- **Description of the task**: Write each line of the material exactly as given, from the top through the line that contains "const yTicks = [0, 5000, 10000, 15000, 20000, 25000];", and omit all pictures.

Stored dataset items:
## Begin

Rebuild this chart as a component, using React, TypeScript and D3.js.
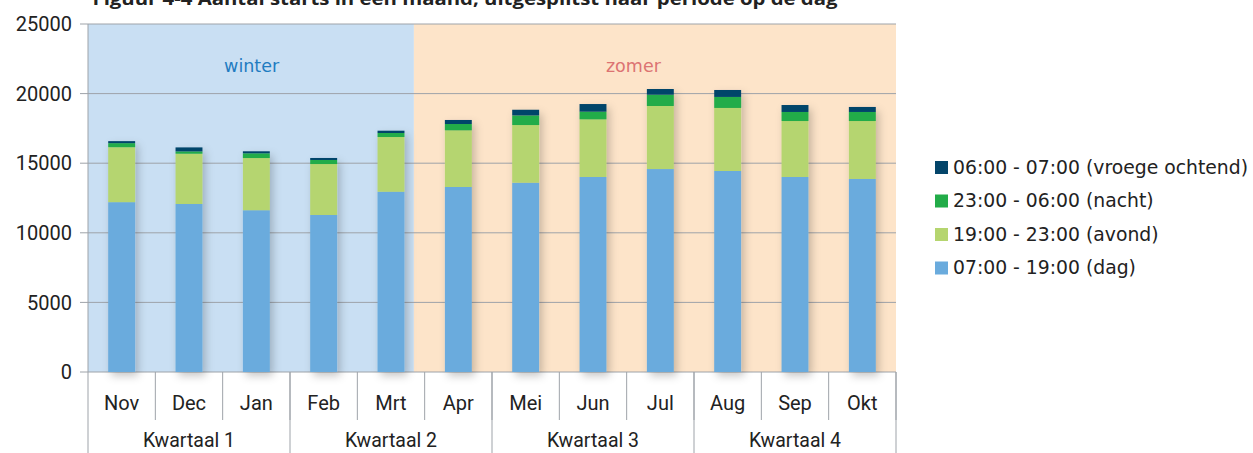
import React from 'react';
import * as d3 from 'd3';

// months on the x axis, grouped per quarter
const months = ['Nov', 'Dec', 'Jan', 'Feb', 'Mrt', 'Apr', 'Mei', 'Jun', 'Jul', 'Aug', 'Sep', 'Okt'];
const quarters = ['Kwartaal 1', 'Kwartaal 1', 'Kwartaal 1', 'Kwartaal 2', 'Kwartaal 2', 'Kwartaal 2',
  'Kwartaal 3', 'Kwartaal 3', 'Kwartaal 3', 'Kwartaal 4', 'Kwartaal 4', 'Kwartaal 4'];

// series, bottom to top
const dag = [12200, 12070, 11620, 11280, 12950, 13290, 13600, 14010, 14580, 14440, 14010, 13870];
const avond = [3950, 3610, 3750, 3660, 3930, 4070, 4140, 4140, 4530, 4530, 4020, 4160];
const nacht = [290, 170, 340, 290, 290, 455, 690, 550, 810, 790, 650, 650];
const vroege = [145, 285, 145, 145, 165, 290, 410, 550, 410, 500, 500, 360];

const seriesNames = ['07:00 - 19:00 (dag)', '19:00 - 23:00 (avond)', '23:00 - 06:00 (nacht)', '06:00 - 07:00 (vroege ochtend)'];
const seriesColors = ['#6aabdd', '#b5d56f', '#22ac48', '#04456a'];

const yTicks = [0, 5000, 10000, 15000, 20000, 25000];

// season bands, in month units along the axis
const seasonNames = ['winter', 'zomer'];
const seasonFrom = [0, 4.84];
const seasonTo = [4.84, 12];
const seasonLabelAt = [2.43, 8.1];

const title = 'Figuur 4-4 Aantal starts in een maand, uitgesplitst naar periode op de dag';

const W = 1253;
const H = 453;
const left = 88, right = 896, top = 24, bottom = 372;
const axisFont = 'Roboto, "Liberation Sans", sans-serif';
const legendFont = '"DejaVu Sans", "Noto Sans", sans-serif';

export default function App() {
  const x = d3.scaleBand<string>().domain(months).range([left, right]).paddingInner(0.6).paddingOuter(0.3);
  const pos = d3.scaleLinear().domain([0, months.length]).range([left, right]);
  const y = d3.scaleLinear().domain([0, 25000]).range([bottom, top]);

  const rows = months.map((m, i) => ({ month: m, s0: dag[i], s1: avond[i], s2: nacht[i], s3: vroege[i] }));
  const stack = d3.stack<any>().keys(['s0', 's1', 's2', 's3']);
  const layers = stack(rows);

  const seasonFill = ['#c9dff3', '#fde4c9'];
  const seasonText = ['#1f7cc1', '#dc7372'];

  // quarter boundaries
  const qStarts: number[] = [];
  quarters.forEach((q, i) => { if (i === 0 || quarters[i - 1] !== q) qStarts.push(i); });
  const qGroups = qStarts.map((s, k) => ({ name: quarters[s], from: s, to: k < qStarts.length - 1 ? qStarts[k + 1] : months.length }));

  return (
    <svg width={W} height={H} style={{ position: 'absolute', left: 0, top: 0, background: '#fff' }}>
      <defs>
        <filter id="shadow" x="-30%" y="-10%" width="180%" height="130%">
          <feDropShadow dx="3" dy="4" stdDeviation="4" floodColor="#000" floodOpacity="0.22" />
        </filter>
      </defs>

      <text x={465} y={5} textAnchor="middle" fontFamily='"Open Sans", sans-serif' fontWeight="bold"
        fontSize={18} fill="#222" textLength={745} lengthAdjust="spacingAndGlyphs">{title}</text>

      {/* season backgrounds */}
      {seasonNames.map((s, i) => (
        <g key={s}>
          <rect x={pos(seasonFrom[i])} y={top} width={pos(seasonTo[i]) - pos(seasonFrom[i])} height={bottom - top} fill={seasonFill[i]} />
          <text x={pos(seasonLabelAt[i])} y={72} textAnchor="middle" fontFamily={legendFont} fontSize={17.5} fill={seasonText[i]}>{s}</text>
        </g>
      ))}

      {/* gridlines and y axis */}
      {yTicks.map(t => (
        <g key={t}>
          <line x1={left - 8} x2={right} y1={y(t)} y2={y(t)} stroke="#9ea3a9" strokeWidth={1} />
          <text x={72} y={y(t)} dy="0.36em" textAnchor="end" fontFamily={axisFont} fontSize={20} fill="#222">{t}</text>
        </g>
      ))}
      <line x1={left} x2={left} y1={top} y2={H} stroke="#9ea3a9" />

      {/* stacked bars */}
      <g filter="url(#shadow)">
        {layers.map((layer, li) => (
          <g key={li} fill={seriesColors[li]}>
            {layer.map((d, i) => (
              <rect key={i} x={x(months[i])} y={y(d[1])} width={x.bandwidth()} height={y(d[0]) - y(d[1])} />
            ))}
          </g>
        ))}
      </g>

      {/* category axis */}
      {months.map((m, i) => (
        <g key={m}>
          <line x1={pos(i + 1)} x2={pos(i + 1)} y1={bottom} y2={420} stroke="#9ea3a9" />
          <text x={(x(m) as number) + x.bandwidth() / 2} y={403} dy="0.36em" textAnchor="middle" fontFamily={axisFont} fontSize={20} fill="#222">{m}</text>
        </g>
      ))}
      {qGroups.map(q => (
        <g key={q.name}>
          <line x1={pos(q.to)} x2={pos(q.to)} y1={bottom} y2={H} stroke="#9ea3a9" />
          <text x={pos((q.from + q.to) / 2)} y={440} dy="0.36em" textAnchor="middle" fontFamily={axisFont} fontSize={19.5} fill="#222">{q.name}</text>
        </g>
      ))}

      {/* legend, top series first */}
      {seriesNames.slice().reverse().map((name, k) => {
        const si = seriesNames.length - 1 - k;
        const cy = 167 + k * 33.5;
        return (
          <g key={name}>
            <rect x={935} y={cy - 6} width={13} height={13} fill={seriesColors[si]} />
            <text x={953} y={cy} dy="0.36em" fontFamily={legendFont} fontSize={18.8} fill="#222">{name}</text>
          </g>
        );
      })}
    </svg>
  );
}
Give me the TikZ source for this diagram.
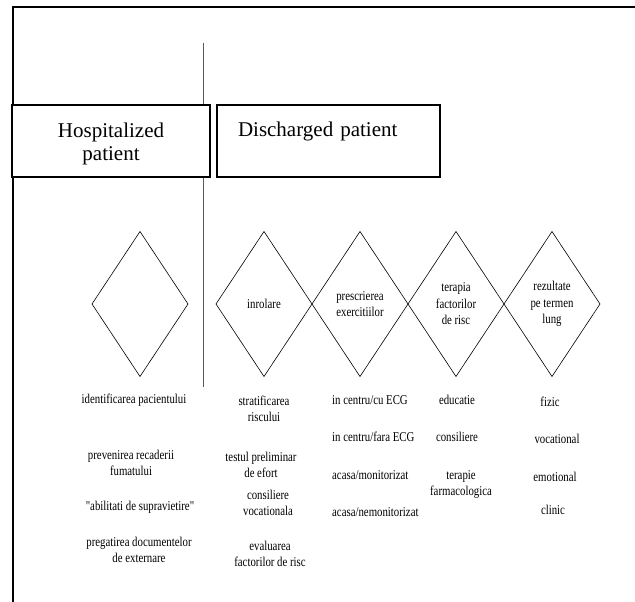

## End

- **Result**:
Rebuild this chart as a component, using React, TypeScript and D3.js.
import React from 'react';
import * as d3 from 'd3';

// months on the x axis, grouped per quarter
const months = ['Nov', 'Dec', 'Jan', 'Feb', 'Mrt', 'Apr', 'Mei', 'Jun', 'Jul', 'Aug', 'Sep', 'Okt'];
const quarters = ['Kwartaal 1', 'Kwartaal 1', 'Kwartaal 1', 'Kwartaal 2', 'Kwartaal 2', 'Kwartaal 2',
  'Kwartaal 3', 'Kwartaal 3', 'Kwartaal 3', 'Kwartaal 4', 'Kwartaal 4', 'Kwartaal 4'];

// series, bottom to top
const dag = [12200, 12070, 11620, 11280, 12950, 13290, 13600, 14010, 14580, 14440, 14010, 13870];
const avond = [3950, 3610, 3750, 3660, 3930, 4070, 4140, 4140, 4530, 4530, 4020, 4160];
const nacht = [290, 170, 340, 290, 290, 455, 690, 550, 810, 790, 650, 650];
const vroege = [145, 285, 145, 145, 165, 290, 410, 550, 410, 500, 500, 360];

const seriesNames = ['07:00 - 19:00 (dag)', '19:00 - 23:00 (avond)', '23:00 - 06:00 (nacht)', '06:00 - 07:00 (vroege ochtend)'];
const seriesColors = ['#6aabdd', '#b5d56f', '#22ac48', '#04456a'];

const yTicks = [0, 5000, 10000, 15000, 20000, 25000];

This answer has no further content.